Fortunately, I've had several years to learn not to let myself get carried away with this stuff. When things just "don't seem to work" with someone or with a group of people, I've learned not to try to figure it out too much or to tell myself negative stories because you just never know quite what's going on with someone else. Any more, I tend to shrug, hope for better in the future, try to let them know I'm open, or just move on and let it go and let the cards fall where they may. I've tried the "blame myself" or "blame them" thing, and it's not healthy either way. I've tried the "push for an explanation" thing, and it can create unnecessary friction or defensiveness completely unnecessarily and unjustifiably. I've tried the "withdraw and retreat" thing, and it leaves me feeling hopeless and disconnected.
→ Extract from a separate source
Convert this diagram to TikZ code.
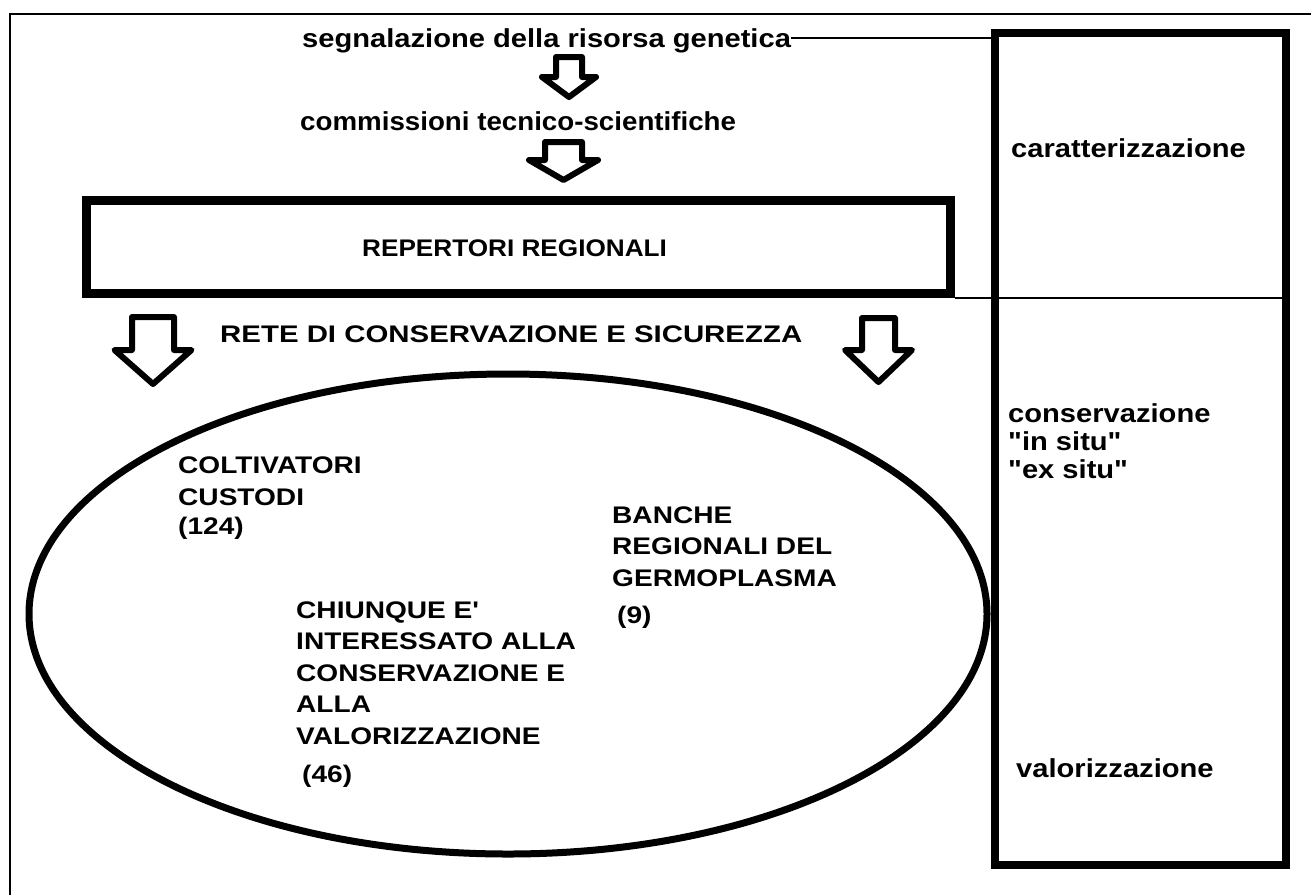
\documentclass[tikz,border=0pt]{standalone}
\usepackage{fontspec}
\setmainfont[FakeStretch=1.12]{Liberation Sans}
\newfontfamily\lowA[FakeStretch=1.12]{Liberation Sans}
\newfontfamily\capsA[FakeStretch=1.17]{Liberation Sans}
\newfontfamily\capsB[FakeStretch=1.09]{Liberation Sans}
\newfontfamily\capsC[FakeStretch=1.225]{Liberation Sans}
\newfontfamily\lowB[FakeStretch=1.066]{Liberation Sans}
\newcommand\blockarr[6]{% cx, top, shaft half, head half, head y, tip y
  \draw[blk] (#1-#3,#2) -- (#1+#3,#2) -- (#1+#3,#5) -- (#1+#4,#5) -- (#1,#6)
    -- (#1-#4,#5) -- (#1-#3,#5) -- cycle;}
\begin{document}
\begin{tikzpicture}[x=1pt,y=-1pt,
  lc/.style={font=\lowA\fontsize{26}{31.5}\selectfont\bfseries, inner sep=0pt, anchor=base west},
  uc/.style={font=\capsA\fontsize{24}{31.5}\selectfont\bfseries, inner sep=0pt, anchor=base west},
  blk/.style={line width=6pt, line join=round, fill=white},
  thin/.style={line width=1.5pt},
  thickbox/.style={draw, line width=9pt, inner sep=0pt}]
\useasboundingbox (0,0) rectangle (1311,895);
% frame
\draw[thin] (10,895) -- (10,14) -- (1311,14);
% right box
\node[thickbox, line width=8pt, minimum width=291pt, minimum height=832pt, anchor=north west] (rbox) at (991,29) {};
% repertori box
\node[thickbox, minimum width=864pt, minimum height=93pt, anchor=north west] (rep) at (82,196) {};
\node[uc, font=\capsB\fontsize{24}{31.5}\selectfont\bfseries] (reptxt) at (362,256) {REPERTORI REGIONALI};
% top texts
\node[lc] (seg) at (302,47) {segnalazione della risorsa genetica};
\node[lc, font=\lowB\fontsize{26}{31.5}\selectfont\bfseries] (comm) at (300,130) {commissioni tecnico-scientifiche};
\coordinate (segend) at ([yshift=9pt]seg.base east);
\draw[thin] (segend) -- (rbox.west |- segend);
\draw[thin] (rep.south east) -- (rbox.east |- rep.south east);
% arrows
\blockarr{569}{57}{13}{27}{77}{97}
\blockarr{563.5}{142}{18.5}{34.5}{160}{180}
\blockarr{153}{317}{21}{38.5}{350}{384}
\blockarr{878.5}{318}{16.5}{33.5}{350}{382}
\node[uc, font=\capsC\fontsize{24}{31.5}\selectfont\bfseries] (rete) at (220,342) {RETE DI CONSERVAZIONE E SICUREZZA};
% ellipse
\draw[line width=7pt] (508,614) ellipse [x radius=479, y radius=240];
% ellipse texts
\node[uc] (c1) at (178,473) {COLTIVATORI};
\node[uc] (c2) at (178,505) {CUSTODI};
\node[uc] (c3) at (178,534) {(124)};
\node[uc] (b1) at (612,523) {BANCHE};
\node[uc] (b2) at (612,554) {REGIONALI DEL};
\node[uc] (b3) at (612,586) {GERMOPLASMA};
\node[uc] (b4) at (617,623) {(9)};
\node[uc] (h1) at (296,618) {CHIUNQUE E'};
\node[uc] (h2) at (296,649.5) {INTERESSATO ALLA};
\node[uc] (h3) at (296,681) {CONSERVAZIONE E};
\node[uc] (h4) at (296,712.5) {ALLA};
\node[uc] (h5) at (296,744) {VALORIZZAZIONE};
\node[uc] (h6) at (302,782) {(46)};
% right texts
\node[lc] (car) at (1011,157) {caratterizzazione};
\node[lc] (cons) at (1008,422) {conservazione};
\node[lc] (ins) at (1008,450) {"in situ"};
\node[lc] (exs) at (1008,478) {"ex situ"};
\node[lc] (val) at (1016,777) {valorizzazione};
\end{tikzpicture}
\end{document}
Anymore, I generally try the "check in and set the invitation out there and then move on without any expectation of response" thing, an important component of which is to stop checking in after two or three non-responses, and I'm finding that to work best for me.
This way, the connections are just open enough that somewhere down the road, whether or not we ever become close friends, a few of those connections might just end up with us sitting together with friends and chatting until 2:30 in the morning about deep things and stupid things and learning from each other and laughing about how long we awkwardly passed each other up.